Selma the brave
28 June 2019 | Columns
Kamanya bemoaned, among others, a lack of financial support, including during her preparations for the Miss Universe pageant. Since then, four other former Miss Namibia title-holders also came forward and shared similar experiences. In a New Era report, Miss Namibia 2016 Lizelle Esterhuisen also shed light on a body-shaming she allegedly experienced at the hands of the Miss Namibia organisers.
These revelations are startling for an event that presents itself as one that celebrates women and seeks to empower them. As the pageant gears up for its 2019 edition, we need to ask ourselves where we stand in light of these allegations. This is a question that should also be posed to corporate sponsors, the event's patron and other interested parties. Silence, in the face of abuse and exploitation, makes one complicit.

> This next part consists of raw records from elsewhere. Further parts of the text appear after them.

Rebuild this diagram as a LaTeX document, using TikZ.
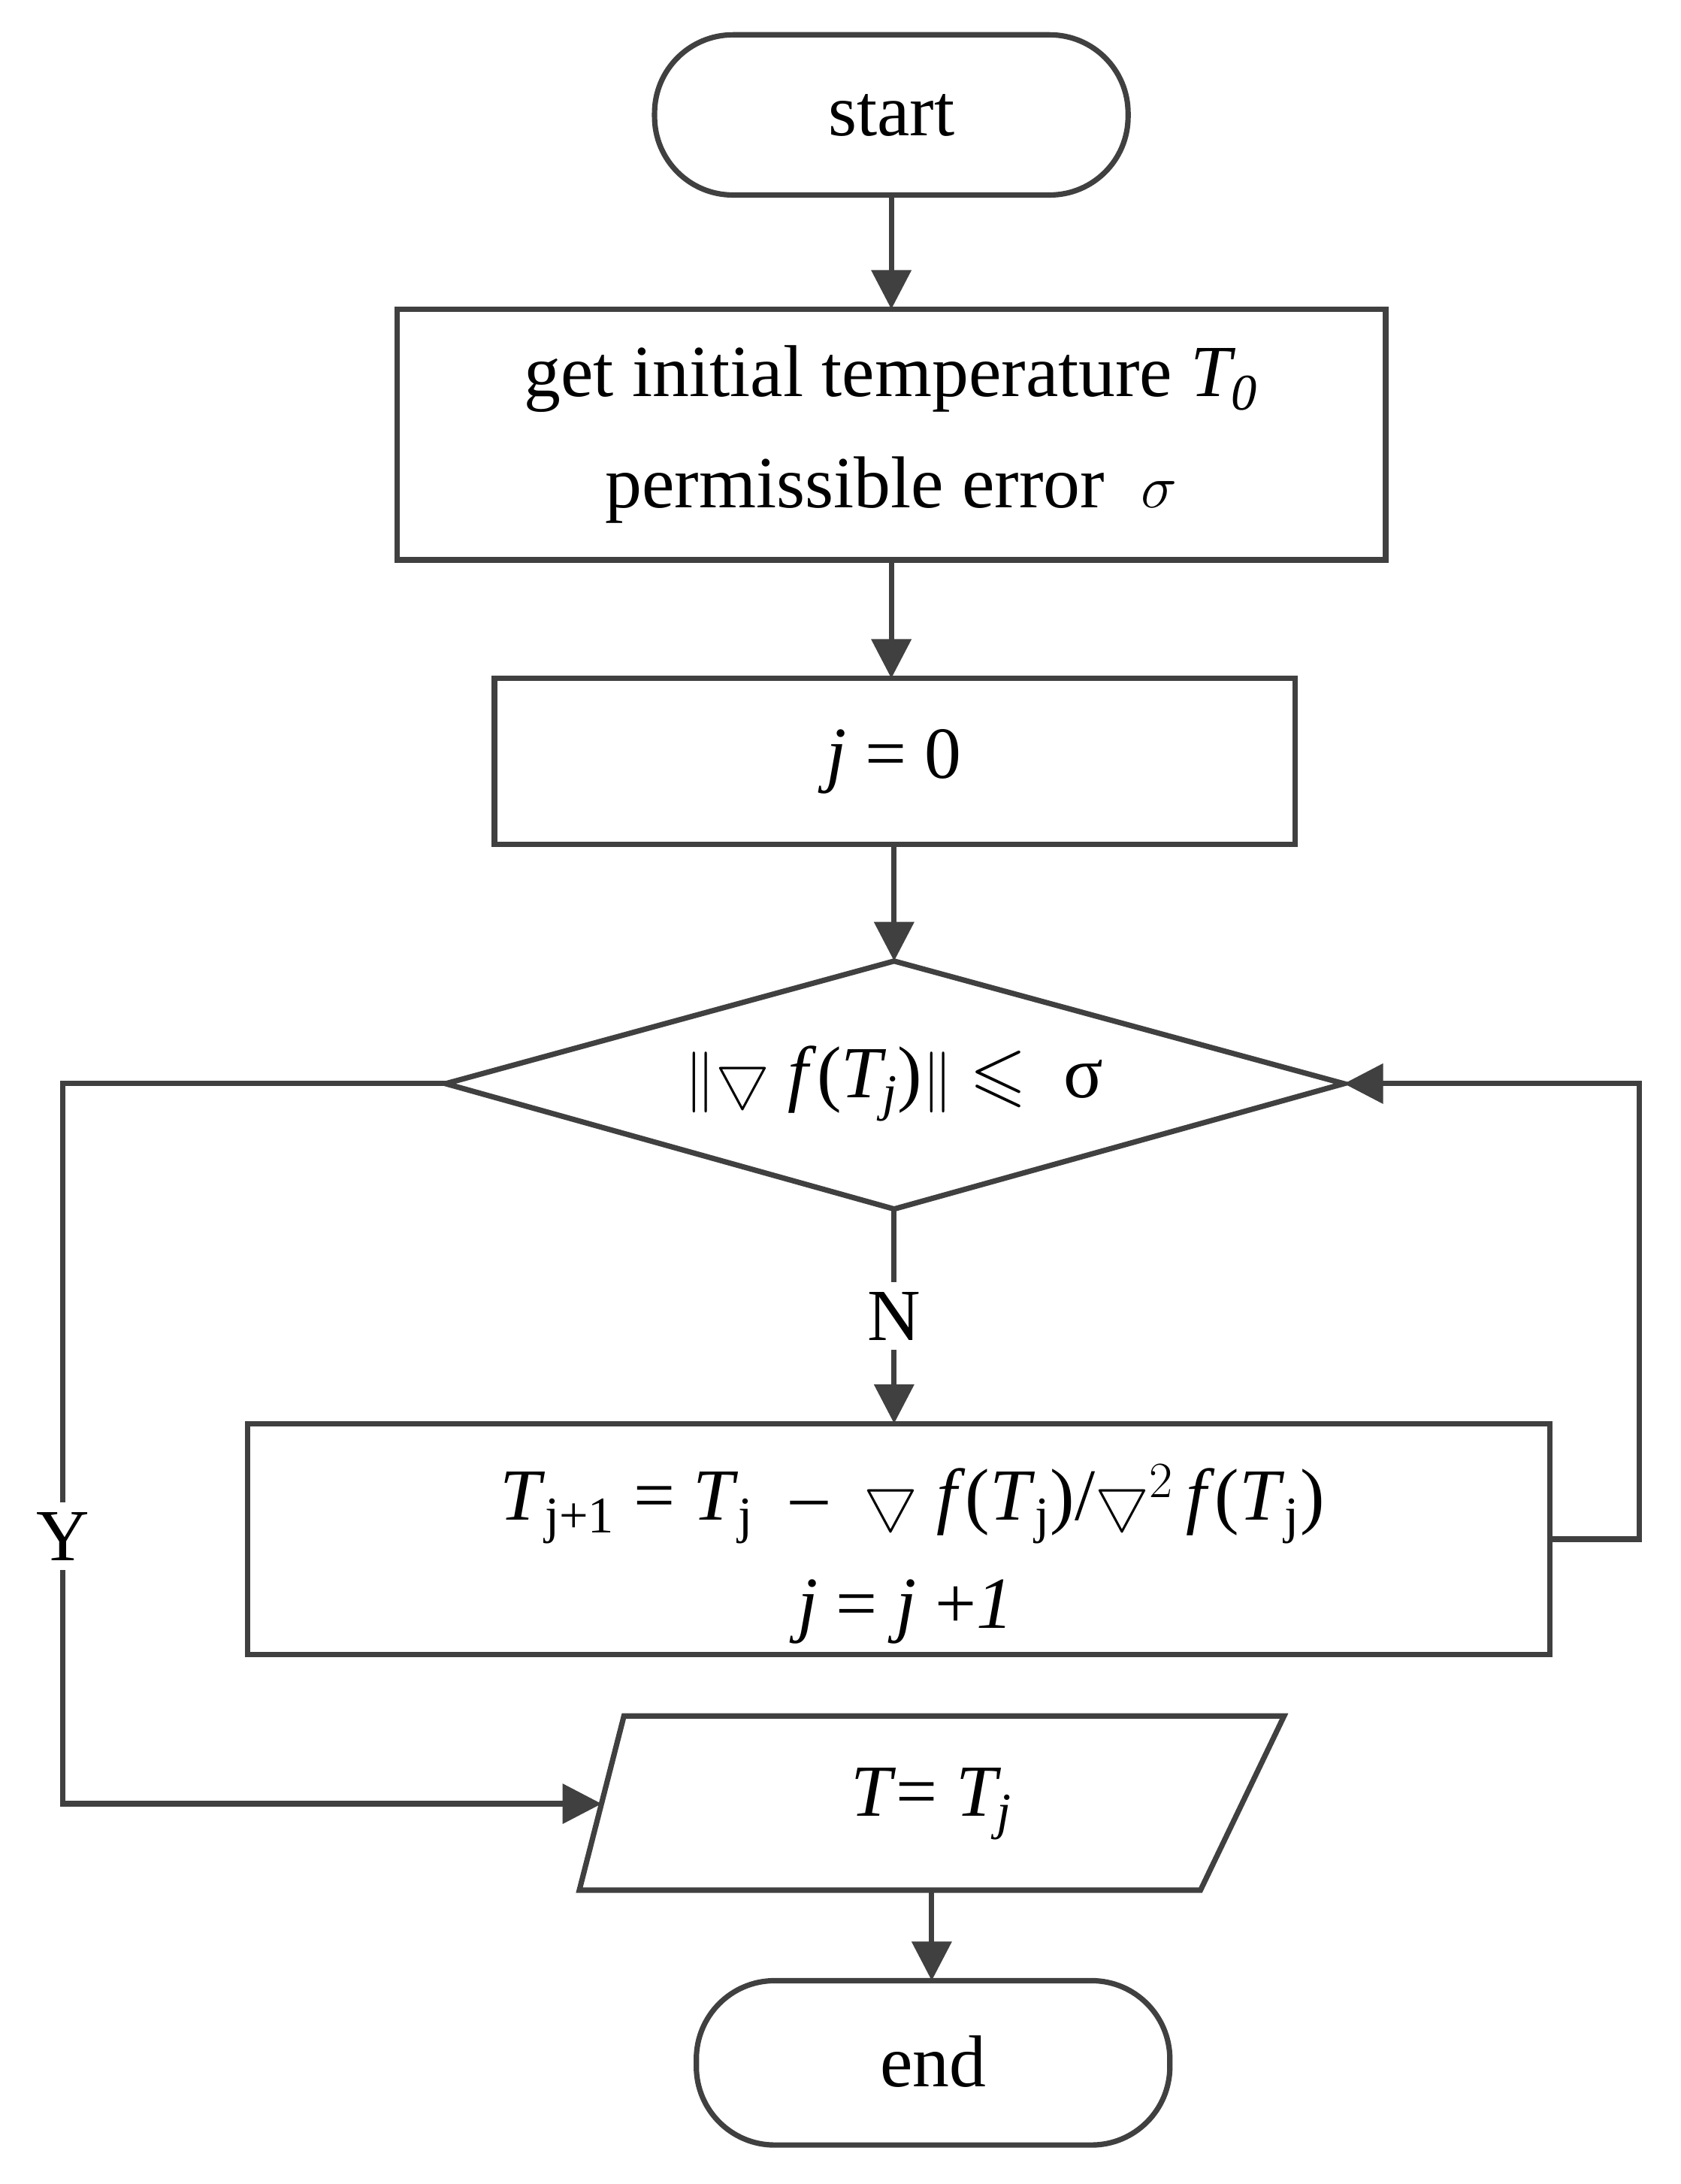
\documentclass[tikz,border=0pt]{standalone}
\usepackage{amssymb}
\usepackage{fontspec}
\setmainfont{Liberation Serif}
\usetikzlibrary{arrows.meta,shapes.geometric}
\begin{document}
\begin{tikzpicture}[x=0.02cm,y=-0.02cm,
 ln/.style={line width=2.2pt,draw=black!75},
 ar/.style={ln,-{Triangle[length=16pt,width=16pt]}},
 txt/.style={font=\fontsize{30}{36}\selectfont,text=black},
 lbl/.style={txt,fill=white,inner sep=4pt}]
\useasboundingbox (0,0) rectangle (1207,1568);
\draw[ln,rounded corners=32pt] (470,25) rectangle (810,140);
\node[txt] (s) at (640,83) {start};
\draw[ln] (285,222) rectangle (995,402);
\node[txt] (b1) at (640,272) {get initial temperature \textit{T\textsubscript{0}}};
\node[txt] at (640,352) {permissible error \ $\sigma$};
\draw[ln] (355,487) rectangle (930,606);
\node[txt] (b2) at (642,547) {\textit{j} = 0};
\draw[ln] (320,778) -- (642,690) -- (965,778) -- (642,868) -- cycle;
\node[txt] (d) at (642,778) {$\|\bigtriangledown$ \textit{f}(\textit{T\textsubscript{j}})$\|\leqslant$ \ σ};
\draw[ln] (178,1022) rectangle (1113,1188);
\node[txt] (b3) at (655,1080) {\textit{T}\textsubscript{j+1} = \textit{T}\textsubscript{j} \ -- \ $\bigtriangledown$ \textit{f}(\textit{T}\textsubscript{j})/$\bigtriangledown^2$\,\textit{f}(\textit{T}\textsubscript{j})};
\node[txt] at (650,1157) {\textit{j} = \textit{j} +\textit{1}};
\draw[ln] (448,1232) -- (922,1232) -- (862,1357) -- (416,1357) -- cycle;
\node[txt] (p) at (669,1295) {\textit{T}= \textit{T\textsubscript{j}}};
\draw[ln,rounded corners=32pt] (500,1422) rectangle (840,1540);
\node[txt] (e) at (670,1480) {end};
\coordinate (a1) at (640,140); \coordinate (a2) at (640,222);
\draw[ar] (a1) -- (a2);
\coordinate (c1) at (640,402); \coordinate (c2) at (640,487);
\draw[ar] (c1) -- (c2);
\coordinate (e1) at (642,606); \coordinate (e2) at (642,690);
\draw[ar] (e1) -- (e2);
\coordinate (n1) at (642,868); \coordinate (n2) at (642,1022);
\draw[ar] (n1) -- (n2);
\node[lbl] (N) at (642,945) {N};
\coordinate (dl) at (320,778); \coordinate (pl) at (432,1295);
\draw[ar] (dl) -- (45,778) -- (45,1295) -- (pl);
\node[lbl] (Y) at (45,1103) {Y};
\coordinate (r1) at (1113,1105); \coordinate (dr) at (965,778);
\draw[ar] (r1) -- (1177,1105) -- (1177,778) -- (dr);
\coordinate (f1) at (669,1357); \coordinate (f2) at (669,1422);
\draw[ar] (f1) -- (f2);
\end{tikzpicture}
\end{document}
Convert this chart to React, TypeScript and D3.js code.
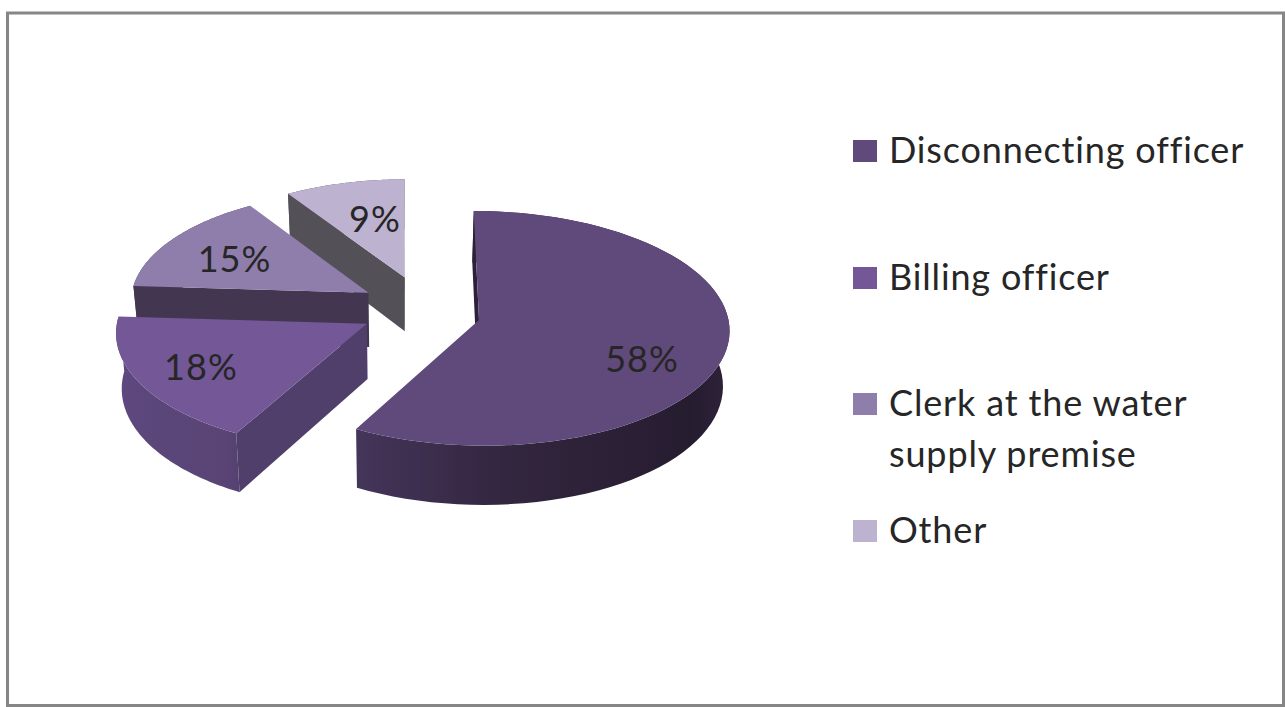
import * as d3 from "d3";

// Chart values
const categories = ["Disconnecting officer", "Billing officer", "Clerk at the water supply premise", "Other"];
const shares = [58, 18, 15, 9];

// Legend wrapping
const legendLines = [["Disconnecting officer"], ["Billing officer"], ["Clerk at the water", "supply premise"], ["Other"]];
const legendSwatchTops = [140, 267, 393, 520];
const legendBaselines = [[163], [290], [416, 467], [543]];

// Fill colours, one per slice
const topFills = ["#604a7b", "#735797", "#8f7dab", "#bdb2cf"];
const faceFills = ["#2d2139", "#513f6b", "#433650", "#545058"];
const rimStops = [
  ["#44355a", "#33263f", "#261c30", "#2e223a"],
  ["#5e4880", "#5b4679", "#5a4476", "#564272"],
  ["#433650", "#433650", "#433650", "#433650"],
  ["#545058", "#545058", "#545058", "#545058"],
];

// Ground-plane layout of the exploded pie; slices further back draw a little smaller
const pieCentre = { x: 425, y: 25 };
const sliceOffsets = [
  { x: 54, y: -25 },
  { x: -58, y: -33 },
  { x: -57, y: 34 },
  { x: -20, y: 68 },
];
const radiusScales = [0.99, 0.99, 0.955, 0.935];
const labelOffsets = [
  { x: 163, y: 52 },
  { x: -166, y: 56 },
  { x: -134, y: -21 },
  { x: -30, y: -46 },
];
const order = [3, 2, 1, 0];

const RADIUS = 252;
const DEPTH = 55;
const TILT = 0.468;
const PERSPECTIVE = 0.0717;
const VIEW_X = 400;
const HORIZON_Y = 320;
const Z_SHRINK = 0.02;

// Perspective projection of a ground point; lift 0 is the top face, 1 the base.
function project(wx: number, wy: number, lift: number): [number, number] {
  const s = 1 / (1 + (PERSPECTIVE * wy) / RADIUS);
  const zs = 1 - Z_SHRINK * lift;
  return [VIEW_X + (wx - VIEW_X) * s * zs, HORIZON_Y - TILT * wy * s + DEPTH * s * lift];
}

const pieLayout = d3.pie<number>().sort(null).value((d) => d)(shares);
const pathOf = d3.line<[number, number]>().x((p) => p[0]).y((p) => p[1]);
const radial = d3.scaleLinear().domain([0, 1]).range([0, RADIUS]);

function rimAngles(a0: number, a1: number): number[] {
  const n = 72;
  return d3.range(n + 1).map((i) => a0 + ((a1 - a0) * i) / n);
}

export default function App() {
  const geometry = pieLayout.map((arc, i) => {
    const ax = pieCentre.x + sliceOffsets[i].x;
    const ay = pieCentre.y + sliceOffsets[i].y;
    const r = radial(radiusScales[i]);
    const at = (theta: number, lift: number) =>
      project(ax + r * Math.sin(theta), ay + r * Math.cos(theta), lift);
    const angles = rimAngles(arc.startAngle, arc.endAngle);
    const topEdge = angles.map((t) => at(t, 0));
    const baseEdge = angles.map((t) => at(t, 1));
    const apexTop = project(ax, ay, 0);
    const apexBase = project(ax, ay, 1);
    const xs = topEdge.map((p) => p[0]);
    return {
      i,
      top: pathOf([apexTop, ...topEdge])! + "Z",
      rim: pathOf([...topEdge, ...baseEdge.slice().reverse()])! + "Z",
      face: pathOf([apexTop, at(arc.startAngle, 0), at(arc.startAngle, 1), apexBase])! + "Z",
      x0: d3.min(xs)!,
      x1: d3.max(xs)!,
      label: [apexTop[0] + labelOffsets[i].x, apexTop[1] + labelOffsets[i].y],
    };
  });

  return (
    <svg
      width={1285}
      height={707}
      style={{ position: "fixed", left: 0, top: 0, background: "#fff" }}
      fontFamily="Lato, Carlito, sans-serif"
    >
      <defs>
        {geometry.map((g) => (
          <linearGradient key={g.i} id={`rim-${g.i}`} gradientUnits="userSpaceOnUse" x1={g.x0} x2={g.x1} y1={0} y2={0}>
            {rimStops[g.i].map((c, j) => (
              <stop key={j} offset={[0, 0.4, 0.9, 1][j]} stopColor={c} />
            ))}
          </linearGradient>
        ))}
      </defs>

      <rect x={7.5} y={13} width={1276} height={692.5} fill="#fff" stroke="#868686" strokeWidth={3} />

      {order.map((idx) => {
        const g = geometry[idx];
        return (
          <g key={idx}>
            <path d={g.rim} fill={`url(#rim-${idx})`} />
            <path d={g.face} fill={faceFills[idx]} />
            <path d={g.top} fill={topFills[idx]} />
          </g>
        );
      })}

      {order.map((idx) => (
        <text
          key={idx}
          x={geometry[idx].label[0]}
          y={geometry[idx].label[1]}
          textAnchor="middle"
          fontSize={36}
          letterSpacing={1}
          fill="#262626"
        >
          {shares[idx]}%
        </text>
      ))}

      {categories.map((name, i) => (
        <g key={name}>
          <rect x={853} y={legendSwatchTops[i]} width={24} height={22} fill={topFills[i]} />
          {legendLines[i].map((line, j) => (
            <text key={line} x={889} y={legendBaselines[i][j]} fontSize={36} letterSpacing={0.85} fill="#262626">
              {line}
            </text>
          ))}
        </g>
      ))}
    </svg>
  );
}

Around the world, women and girls are leading important conversations about creating a world where they can have their voices heard.
Selma's voice, which is calling for respect and the appropriate treatment of Miss Namibia winners as national ambassadors of this country, is also an urgent plea to have their dignity protected.
This call also rings true for treatment in the workplace, in lecture halls, in schools and in our communities.
Body-shaming has no place in our world today, but it thrives. Critics will argue that it is the role of the Miss Namibia organisation to make sure that winners remain in the required shape.
However, not celebrating all shapes and sizes, shouldn't have a place in our modern society.
Instructions and/or comments that plant the seed of shame and humiliation are abuse in themselves.
We are cognisant of the fact that the organisers have the right to defend themselves and that they cannot be seen as guilty on all counts, simply because allegations have been made.
However, the debates are happening fast and furiously, so let everyone be heard.